=== Aim of the task ===
Images should be left out, and everything else in the listing reproduced exactly.

=== Supplied information ===
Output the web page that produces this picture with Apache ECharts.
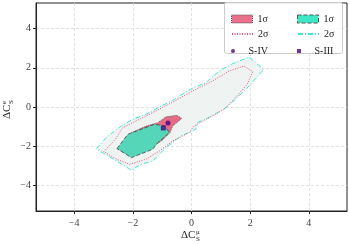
<!DOCTYPE html>
<html><head><meta charset="utf-8">
<script src="https://cdn.jsdelivr.net/npm/echarts@6/dist/echarts.min.js"></script>
<style>html,body{margin:0;padding:0;background:#fff}#c{width:349px;height:244px}</style>
</head><body><div id="c"></div>
<script>
// Data (ΔC_S^μ, ΔC_S^e)
var cyan2sigma = [[-3.24,-2.12],[-2.85,-1.48],[-2.39,-0.97],[-2.0,-0.63],[-1.55,-0.37],[-1.09,0],[-0.64,0.34],[-0.36,0.61],[0.03,0.95],[0.49,1.24],[0.94,1.83],[1.39,2.2],[1.96,2.54],[2.46,1.92],[2.07,1.24],[1.62,0.56],[1.17,-0.04],[0.6,-0.54],[0.2,-0.8],[0.15,-1.13],[-0.36,-1.48],[-0.87,-2.07],[-1.32,-2.75],[-1.72,-2.92],[-2.05,-3.22],[-2.56,-2.75],[-3.13,-2.24],[-3.24,-2.12]];
var red2sigma = [[-2.99,-2.27],[-2.62,-1.7],[-2.34,-1.05],[-1.94,-0.75],[-1.21,-0.2],[-0.64,0.25],[0.03,0.81],[0.71,1.32],[1.28,1.83],[1.79,2.09],[2.09,1.8],[1.9,1.16],[1.5,0.47],[1.11,-0.12],[0.49,-0.63],[0.09,-0.97],[-0.08,-1.31],[-0.64,-1.73],[-1.09,-2.24],[-1.55,-2.66],[-2.11,-2.92],[-2.56,-2.66],[-2.99,-2.27]];
var red1sigma = [[-2.05,-1.31],[-1.55,-0.97],[-1.15,-0.8],[-0.87,-0.5],[-0.5,-0.42],[-0.33,-0.58],[-0.64,-0.97],[-0.73,-1.3],[-1.0,-1.7],[-1.5,-2.2],[-2.1,-2.5],[-2.5,-2.15]];
var green1sigma = [[-2.54,-2.12],[-2.17,-1.39],[-1.26,-0.88],[-0.9,-0.97],[-0.76,-1.31],[-1.15,-1.82],[-1.32,-2.15],[-2.05,-2.58]];
var pointSIV = [[-0.8,-0.81]];
var pointSIII = [[-0.96,-1.07]];
var tickValues = [-4,-2,0,2,4];

var FONT = '"Liberation Serif", "DejaVu Serif", serif';
var chart = echarts.init(document.getElementById('c'), null, {renderer:'canvas'});

function polySeries(name, pts, style, z){
  return {
    name: name, type: 'custom', data: pts, z: z, clip: true,
    encode: {x:0, y:1},
    renderItem: function(params, api){
      if (params.dataIndex !== 0) return;
      var p = pts.map(function(d){ return api.coord(d); });
      return {type:'polygon', shape:{points:p}, style: style};
    }
  };
}
function fmt(v){ return String(v).replace('-', '\u2212'); }

function makeAxis(margin){
  return {
    type:'value', min:-5.3, max:5.3,
    axisLine:{show:true, onZero:false, lineStyle:{color:'#222', width:1}},
    axisTick:{show:true, length:3, customValues:tickValues, lineStyle:{color:'#222'}},
    splitLine:{show:true, lineStyle:{color:'#dcdcdc', type:[3,2], width:0.8}},
    axisLabel:{fontFamily:FONT, fontSize:10, color:'#444', formatter:fmt, customValues:tickValues, margin:margin}
  };
}

var LEG_TEXT = {fontFamily:FONT, fontSize:10, color:'#222', lineHeight:10};
function leg(left, top, h, item){
  return {orient:'vertical', left:left, top:top, itemWidth:21, itemHeight:h, itemGap:0,
          textStyle:LEG_TEXT, data:[item]};
}

var option = {
  animation:false,
  grid:{left:36, right:2, top:3, bottom:33, show:true, borderColor:'#222', borderWidth:1},
  xAxis: makeAxis(7),
  yAxis: makeAxis(5),
  legend:[
    leg(226, 9, 8, {name:'1σ', icon:'rect', itemStyle:{color:'#e8708a', borderColor:'#555', borderWidth:1, borderType:'dotted'}}),
    leg(226, 24, 8, {name:'2σ', itemStyle:{opacity:0}}),
    leg(226, 41, 4, {name:'S-IV', icon:'circle', itemStyle:{color:'#4b0082'}}),
    leg(292, 9, 8, {name:'1σ ', icon:'rect', itemStyle:{color:'#3ee8c6', borderColor:'#555', borderWidth:1, borderType:'dashed'}}),
    leg(292, 24, 8, {name:'2σ ', itemStyle:{opacity:0}}),
    leg(292, 41, 4, {name:'S-III', icon:'path://M0,0L1,0L1,1L0,1Z', itemStyle:{color:'#4b0082'}})
  ],
  graphic:[
    {type:'rect', left:224, top:2, shape:{width:118, height:51, r:2}, z:3,
     style:{fill:'rgba(255,255,255,0.85)', stroke:'#cccccc', lineWidth:1}},
    {type:'group', left:181, top:229, z:5, children:[
      {type:'text', x:0, y:0, style:{text:'ΔC', font:'11px '+FONT, fill:'#222'}},
      {type:'text', x:15, y:-1, style:{text:'μ', font:'7px '+FONT, fill:'#222'}},
      {type:'text', x:15, y:6, style:{text:'S', font:'7px '+FONT, fill:'#222'}}
    ]},
    {type:'group', x:2, y:119, rotation:Math.PI/2, z:5, children:[
      {type:'text', x:0, y:0, style:{text:'ΔC', font:'11px '+FONT, fill:'#222'}},
      {type:'text', x:15, y:-1, style:{text:'e', font:'7px '+FONT, fill:'#222'}},
      {type:'text', x:15, y:6, style:{text:'S', font:'7px '+FONT, fill:'#222'}}
    ]}
  ],
  series:[
    polySeries('fill2', cyan2sigma, {fill:'#eff3f2', stroke:null}, 1),
    {name:'2σ ', type:'line', data:cyan2sigma, symbol:'none', z:3, smooth:false,
     lineStyle:{color:'#3de8d4', width:1, type:[5,2,1,2]}, itemStyle:{color:'#3de8d4'}},
    {name:'2σ', type:'line', data:red2sigma, symbol:'none', z:3, smooth:false,
     lineStyle:{color:'#e8557a', width:1, type:[1,1.5]}, itemStyle:{color:'#e8557a'}},
    polySeries('1σ', red1sigma, {fill:'#e46c86', stroke:'#555', lineWidth:0.8, lineDash:[1,1]}, 4),
    polySeries('1σ ', green1sigma, {fill:'#55d6b8', stroke:'#444', lineWidth:0.8, lineDash:[4,2]}, 5),
    {name:'S-IV', type:'scatter', data:pointSIV, symbol:'circle', symbolSize:5, z:6, itemStyle:{color:'#4b0082'}},
    {name:'S-III', type:'scatter', data:pointSIII, symbol:'rect', symbolSize:5, z:6, itemStyle:{color:'#4b0082'}}
  ]
};
chart.setOption(option);
</script>
</body></html>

=== Response to the exercise ===
Output the web page that produces this picture with Apache ECharts.
<!DOCTYPE html>
<html><head><meta charset="utf-8">
<script src="https://cdn.jsdelivr.net/npm/echarts@6/dist/echarts.min.js"></script>
<style>html,body{margin:0;padding:0;background:#fff}#c{width:349px;height:244px}</style>
</head><body><div id="c"></div>
<script>
// Data (ΔC_S^μ, ΔC_S^e)
var cyan2sigma = [[-3.24,-2.12],[-2.85,-1.48],[-2.39,-0.97],[-2.0,-0.63],[-1.55,-0.37],[-1.09,0],[-0.64,0.34],[-0.36,0.61],[0.03,0.95],[0.49,1.24],[0.94,1.83],[1.39,2.2],[1.96,2.54],[2.46,1.92],[2.07,1.24],[1.62,0.56],[1.17,-0.04],[0.6,-0.54],[0.2,-0.8],[0.15,-1.13],[-0.36,-1.48],[-0.87,-2.07],[-1.32,-2.75],[-1.72,-2.92],[-2.05,-3.22],[-2.56,-2.75],[-3.13,-2.24],[-3.24,-2.12]];
var red2sigma = [[-2.99,-2.27],[-2.62,-1.7],[-2.34,-1.05],[-1.94,-0.75],[-1.21,-0.2],[-0.64,0.25],[0.03,0.81],[0.71,1.32],[1.28,1.83],[1.79,2.09],[2.09,1.8],[1.9,1.16],[1.5,0.47],[1.11,-0.12],[0.49,-0.63],[0.09,-0.97],[-0.08,-1.31],[-0.64,-1.73],[-1.09,-2.24],[-1.55,-2.66],[-2.11,-2.92],[-2.56,-2.66],[-2.99,-2.27]];
var red1sigma = [[-2.05,-1.31],[-1.55,-0.97],[-1.15,-0.8],[-0.87,-0.5],[-0.5,-0.42],[-0.33,-0.58],[-0.64,-0.97],[-0.73,-1.3],[-1.0,-1.7],[-1.5,-2.2],[-2.1,-2.5],[-2.5,-2.15]];
var green1sigma = [[-2.54,-2.12],[-2.17,-1.39],[-1.26,-0.88],[-0.9,-0.97],[-0.76,-1.31],[-1.15,-1.82],[-1.32,-2.15],[-2.05,-2.58]];
var pointSIV = [[-0.8,-0.81]];
var pointSIII = [[-0.96,-1.07]];
var tickValues = [-4,-2,0,2,4];

var FONT = '"Liberation Serif", "DejaVu Serif", serif';
var chart = echarts.init(document.getElementById('c'), null, {renderer:'canvas'});

function polySeries(name, pts, style, z){
  return {
    name: name, type: 'custom', data: pts, z: z, clip: true,
    encode: {x:0, y:1},
    renderItem: function(params, api){
      if (params.dataIndex !== 0) return;
      var p = pts.map(function(d){ return api.coord(d); });
      return {type:'polygon', shape:{points:p}, style: style};
    }
  };
}
function fmt(v){ return String(v).replace('-', '\u2212'); }

function makeAxis(margin){
  return {
    type:'value', min:-5.3, max:5.3,
    axisLine:{show:true, onZero:false, lineStyle:{color:'#222', width:1}},
    axisTick:{show:true, length:3, customValues:tickValues, lineStyle:{color:'#222'}},
    splitLine:{show:true, lineStyle:{color:'#dcdcdc', type:[3,2], width:0.8}},
    axisLabel:{fontFamily:FONT, fontSize:10, color:'#444', formatter:fmt, customValues:tickValues, margin:margin}
  };
}

var LEG_TEXT = {fontFamily:FONT, fontSize:10, color:'#222', lineHeight:10};
function leg(left, top, h, item){
  return {orient:'vertical', left:left, top:top, itemWidth:21, itemHeight:h, itemGap:0,
          textStyle:LEG_TEXT, data:[item]};
}

var option = {
  animation:false,
  grid:{left:36, right:2, top:3, bottom:33, show:true, borderColor:'#222', borderWidth:1},
  xAxis: makeAxis(7),
  yAxis: makeAxis(5),
  legend:[
    leg(226, 9, 8, {name:'1σ', icon:'rect', itemStyle:{color:'#e8708a', borderColor:'#555', borderWidth:1, borderType:'dotted'}}),
    leg(226, 24, 8, {name:'2σ', itemStyle:{opacity:0}}),
    leg(226, 41, 4, {name:'S-IV', icon:'circle', itemStyle:{color:'#4b0082'}}),
    leg(292, 9, 8, {name:'1σ ', icon:'rect', itemStyle:{color:'#3ee8c6', borderColor:'#555', borderWidth:1, borderType:'dashed'}}),
    leg(292, 24, 8, {name:'2σ ', itemStyle:{opacity:0}}),
    leg(292, 41, 4, {name:'S-III', icon:'path://M0,0L1,0L1,1L0,1Z', itemStyle:{color:'#4b0082'}})
  ],
  graphic:[
    {type:'rect', left:224, top:2, shape:{width:118, height:51, r:2}, z:3,
     style:{fill:'rgba(255,255,255,0.85)', stroke:'#cccccc', lineWidth:1}},
    {type:'group', left:181, top:229, z:5, children:[
      {type:'text', x:0, y:0, style:{text:'ΔC', font:'11px '+FONT, fill:'#222'}},
      {type:'text', x:15, y:-1, style:{text:'μ', font:'7px '+FONT, fill:'#222'}},
      {type:'text', x:15, y:6, style:{text:'S', font:'7px '+FONT, fill:'#222'}}
    ]},
    {type:'group', x:2, y:119, rotation:Math.PI/2, z:5, children:[
      {type:'text', x:0, y:0, style:{text:'ΔC', font:'11px '+FONT, fill:'#222'}},
      {type:'text', x:15, y:-1, style:{text:'e', font:'7px '+FONT, fill:'#222'}},
      {type:'text', x:15, y:6, style:{text:'S', font:'7px '+FONT, fill:'#222'}}
    ]}
  ],
  series:[
    polySeries('fill2', cyan2sigma, {fill:'#eff3f2', stroke:null}, 1),
    {name:'2σ ', type:'line', data:cyan2sigma, symbol:'none', z:3, smooth:false,
     lineStyle:{color:'#3de8d4', width:1, type:[5,2,1,2]}, itemStyle:{color:'#3de8d4'}},
    {name:'2σ', type:'line', data:red2sigma, symbol:'none', z:3, smooth:false,
     lineStyle:{color:'#e8557a', width:1, type:[1,1.5]}, itemStyle:{color:'#e8557a'}},
    polySeries('1σ', red1sigma, {fill:'#e46c86', stroke:'#555', lineWidth:0.8, lineDash:[1,1]}, 4),
    polySeries('1σ ', green1sigma, {fill:'#55d6b8', stroke:'#444', lineWidth:0.8, lineDash:[4,2]}, 5),
    {name:'S-IV', type:'scatter', data:pointSIV, symbol:'circle', symbolSize:5, z:6, itemStyle:{color:'#4b0082'}},
    {name:'S-III', type:'scatter', data:pointSIII, symbol:'rect', symbolSize:5, z:6, itemStyle:{color:'#4b0082'}}
  ]
};
chart.setOption(option);
</script>
</body></html>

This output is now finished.